Edwina Sylvester, business development manager at new media agency RedKite@TMW, says: “Stock control and credit checking problems shouldn’t be a barrier to e-commerce, with the amount of software available and systems integration specialists.”

Instead, she says that, “it is often clients’ reluctance to embrace e-commerce and a full service Website that is the main obstacle”. She warns: “Half-hearted attempts will only bring more of the problems that e-commerce is supposed to overcome.”

Richard Davies of new media agency Good Tech, whose clients include Audi, believes integrating Web activity into a business opens up a can of worms for some clients. “Back-end systems are often not up to the task, and the ‘smoke and mirrors’ that have previously governed this sort of activity are exposed for what they really are,” he says.

A problem remains in the human management of Websites which offer even the most modest levels of interactivity beyond mere “brochure-ware”. A recent survey of UK financial services operators, including banks and insurance companies, revealed many sites invited e-mail enquiries from Web surfers which were then either ignored or sat on, meaning traditional post, fax or phone enquiries were answered sooner.

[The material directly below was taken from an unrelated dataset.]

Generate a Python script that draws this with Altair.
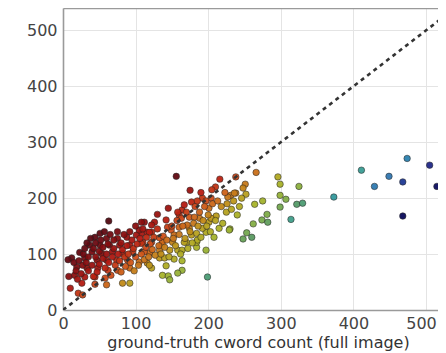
import altair as alt
import pandas as pd

# (ground-truth count, predicted count) pairs, by region
far_right = [(474, 271), (505, 259), (411, 250), (449, 239), (468, 229), (429, 221), (515, 221),
             (373, 202), (468, 168)]
mid_right = [(266, 246), (296, 238), (299, 225), (325, 221), (251, 225), (248, 218), (238, 209),
             (252, 207), (231, 205), (299, 205), (307, 198), (275, 195), (264, 189), (322, 189),
             (330, 191), (299, 184), (281, 171), (274, 161), (282, 157), (314, 162), (262, 154),
             (230, 145), (253, 138), (260, 130), (248, 127)]
lower_mid = [(197, 107), (184, 112), (164, 88), (153, 91), (142, 79), (164, 71), (158, 66), (137, 62),
             (145, 61), (147, 54), (122, 75), (133, 93), (199, 59), (184, 121), (170, 121), (158, 107),
             (147, 107), (136, 116)]
middle = [(156, 239), (216, 234), (238, 238), (175, 214), (236, 209), (227, 202), (204, 200), (177, 193),
          (145, 182), (164, 179), (201, 182), (225, 175), (211, 168), (130, 171), (160, 170), (174, 166),
          (188, 164), (142, 161), (201, 157), (112, 157), (126, 157), (215, 146), (229, 143), (197, 139),
          (174, 146), (160, 148), (149, 143), (122, 139), (108, 137), (177, 134), (185, 125), (167, 121),
          (151, 121), (137, 121), (110, 121), (164, 107), (133, 107), (119, 102), (140, 93), (116, 84),
          (192, 200), (167, 188), (197, 195), (158, 175), (163, 164), (181, 166), (204, 164), (122, 152),
          (144, 148), (171, 152), (192, 146), (184, 137), (153, 134), (116, 139)]
left = [(63, 159), (108, 157), (51, 137), (44, 130), (60, 128), (75, 128), (88, 130), (101, 134),
        (105, 143), (119, 139), (37, 116), (51, 116), (64, 116), (78, 116), (92, 116), (108, 119),
        (122, 121), (133, 129), (23, 103), (40, 104), (53, 101), (68, 104), (82, 101), (96, 104),
        (112, 104), (12, 93), (30, 93), (47, 89), (60, 89), (74, 89), (89, 89), (105, 86), (119, 80),
        (19, 77), (33, 75), (48, 75), (62, 71), (75, 71), (92, 75), (16, 62), (30, 59), (44, 59),
        (58, 57), (44, 46), (60, 45), (82, 48), (92, 48), (10, 39), (21, 30), (27, 27), (26, 48),
        (7, 90), (8, 60)]
dense = [(15, 85), (18, 70), (20, 55), (22, 88), (25, 65), (27, 80), (28, 100), (30, 110), (32, 85),
         (33, 120), (35, 70), (35, 95), (38, 128), (40, 80), (42, 60), (42, 110), (45, 95), (45, 120),
         (47, 68), (50, 105), (50, 82), (52, 125), (55, 92), (55, 112), (57, 140), (58, 75), (60, 100),
         (62, 118), (63, 85), (65, 135), (66, 62), (68, 95), (70, 110), (70, 125), (72, 80), (75, 140),
         (76, 100), (78, 88), (80, 120), (80, 68), (82, 108), (84, 135), (85, 95), (86, 78), (88, 115),
         (90, 100), (92, 140), (93, 85), (95, 125), (97, 110), (98, 70), (100, 95), (100, 150),
         (102, 118), (104, 80), (106, 128), (108, 100), (110, 145), (112, 90), (114, 112), (115, 130),
         (118, 95), (120, 118), (123, 108), (125, 130), (127, 98), (130, 145), (132, 115), (135, 100),
         (138, 132), (140, 112), (143, 125), (146, 95), (150, 150), (152, 128), (155, 115), (157, 160),
         (160, 135), (162, 100), (165, 150), (168, 128), (170, 175), (172, 110), (175, 140), (178, 120),
         (180, 155), (182, 185), (186, 150), (188, 175), (190, 130), (193, 160), (195, 185), (198, 150),
         (200, 170), (203, 140), (206, 190), (208, 130), (210, 160), (213, 195), (218, 185), (220, 155),
         (223, 210), (226, 190), (232, 180), (235, 195), (240, 170), (243, 185), (246, 200), (210, 220),
         (205, 215), (190, 210), (185, 195)]

diag = [0, 560]
ticks = [0, 100, 200, 300, 400, 500]

pairs = far_right + mid_right + lower_mid + middle + left + dense
df = pd.DataFrame(pairs, columns=["gt", "pred"])
df["diff"] = df["gt"] - df["pred"]
line_df = pd.DataFrame({"gt": diag, "pred": diag})

color_domain = [-90, -50, -20, 5, 25, 45, 75, 105, 130, 155, 190, 215, 245, 300]
color_range = ["#5a0a12", "#8a0e0e", "#b81c12", "#d0501a", "#c8781c", "#b8a020", "#a8b42a",
               "#8cb040", "#5a9a62", "#40a090", "#3a90a8", "#3a70b0", "#202a8a", "#0a0a5a"]

xscale = alt.Scale(domain=[0, 516.5], nice=False, zero=False)
yscale = alt.Scale(domain=[0, 540], nice=False, zero=False)

frame = dict(domain=True, domainColor="#9a9a9a", domainWidth=1.6)

xaxis = alt.Axis(values=ticks, title="ground-truth cword count (full image)",
                 grid=True, gridColor="#e4e4e4", tickSize=0, labelFlush=False,
                 labelFontSize=16, labelColor="#444", labelPadding=5,
                 labelOffset={"condition": {"test": "datum.value === 500", "value": -5}, "value": 0},
                 titleFontSize=16, titleFontWeight="normal", titleColor="#333", titlePadding=3,
                 titleX=195, **frame)
yaxis = alt.Axis(values=ticks, title=None,
                 grid=True, gridColor="#e4e4e4", tickSize=0, labelFlush=False,
                 labelFontSize=16, labelColor="#444", labelPadding=6, **frame)
topaxis = alt.Axis(orient="top", labels=False, ticks=False, grid=False, title=None, **frame)

pts = alt.Chart(df).mark_circle(size=42, opacity=0.95, stroke="#222", strokeWidth=0.8,
                                strokeOpacity=0.7, clip=True).encode(
    x=alt.X("gt:Q", scale=xscale, axis=xaxis),
    y=alt.Y("pred:Q", scale=yscale, axis=yaxis),
    color=alt.Color("diff:Q", scale=alt.Scale(domain=color_domain, range=color_range), legend=None),
)

line = alt.Chart(line_df).mark_line(color="#333", strokeWidth=2.6, strokeDash=[4, 4], clip=True).encode(
    x=alt.X("gt:Q", scale=xscale, axis=topaxis),
    y=alt.Y("pred:Q", scale=yscale),
)

chart = alt.layer(pts, line).resolve_axis(x="independent").properties(
    width=375, height=302,
    autosize=alt.AutoSizeParams(type="none"),
    padding={"left": 55, "top": 0, "right": 0, "bottom": 48},
).configure(font="DejaVu Sans").configure_view(stroke=None)

chart.save("out.html", embed_options={"renderer": "svg", "actions": False})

Curtis at Razorfish is convinced that financial services companies in particular are at risk if they fail to respond quickly to competitors investing in full digital integration. Davies, on the other hand, believes the music industry may be the next consumer sector to witness blood on the carpet, as direct downloading through the Web threatens to devastate traditional retailers and distribution routes.

But Curtis warns: “Financial services are most at risk if they don’t address the digital agenda. If you aren’t planning to take your business online now, you can guarantee a start-up business will be doing it instead of you.”

“Too many clients in the UK and Europe are buying into a vision of how digitalisation is changing their future, but they are dumbing down the steps needed to achieve that vision.”